La force du repentir

Ces explications révéleront la force particulière du repentir, auquel nul homme n’ayant pas été confronté à la faute ne peut prétendre accéder. 
Lorsqu’un homme prend sur lui a priori d’accepter le joug de la Torah et des mitsvot, il le fait nécessairement de façon très globale ; accepter le respect d’une mitsva plus qu’une autre serait en effet considéré comme un reniement des autres mitsvot, voire même une forme d’apostasie. Lorsqu’un enfant de treize ans s’engage à respecter la Torah, il le fait de manière uniforme, sans accorder plus d’importance à un commandement qu’à un autre. Autrement dit, il évolue dans une dimension de « chéakol nihya bidvaro », dans laquelle tout appartient à une même globalité.
En revanche, quand un homme entame un processus de Téchouva, qu’il scrute ses actions et découvre les torts qu’il se reproche, son approche est tout autre. Il doit aborder chaque mitsva dans laquelle il a failli de manière spécifique, et l’accepter elle seule comme une Torah toute entière. Il pénètre alors dans une dimension de « boré péri haets », dans laquelle il pourra s’identifier personnellement aux devoirs qu’il s’engage à respecter.

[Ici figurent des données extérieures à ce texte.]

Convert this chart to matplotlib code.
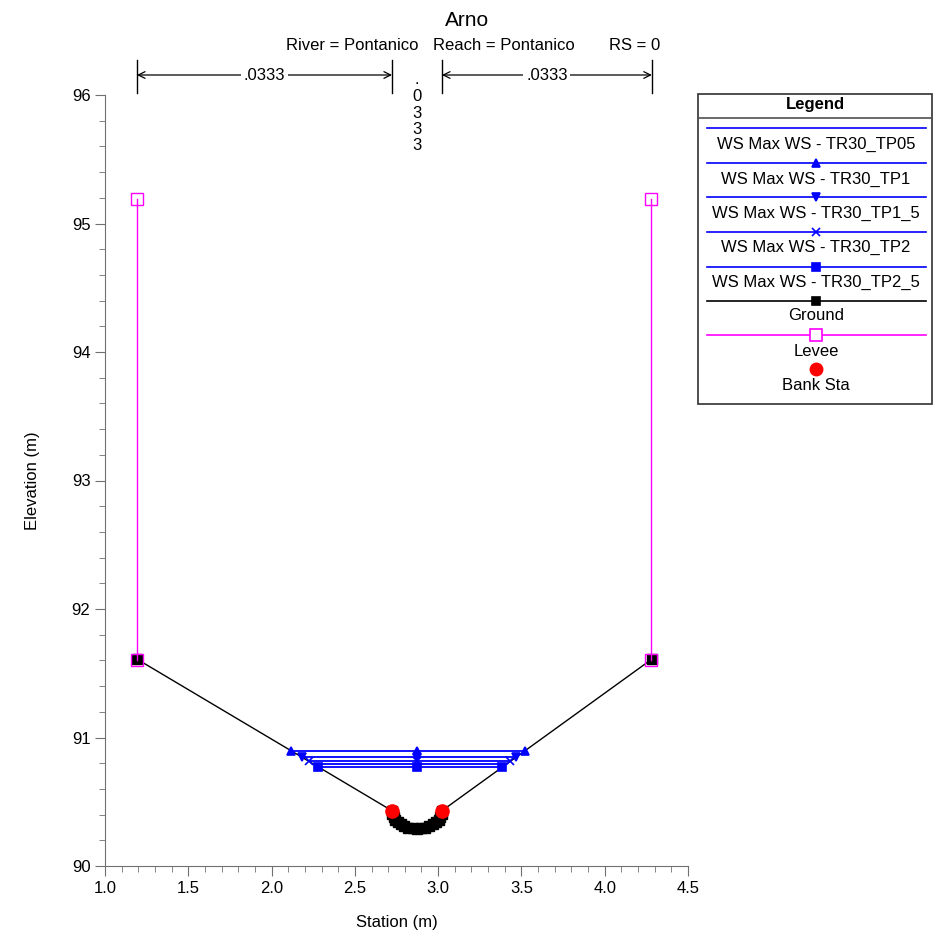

Ces explications de rav Its’hak Hutner nous aideront à comprendre en quoi un Baal Téchouva peut être supérieur à un Juste intègre. Le Baal Téchouva découvre en effet un aspect de la Torah que le Juste – malgré toutes les autres qualités dont il jouit – ne peut connaître par lui-même.

Ceci nous éclairera également sur un autre enseignement talmudique, selon lequel la Téchouva est l’une des choses créées avant que le monde voit le jour (Pessa’him 54/a). Contrairement à ce qu’on pourrait croire, ceci ne signifie pas que la faute était, à l’origine, inscrite dans l’ordre du monde. Si la Téchouva devança le monde, c’est parce qu’elle implique une dimension formidable de la connaissance divine, à laquelle les hommes devaient pouvoir accéder, d’une manière ou d’une autre.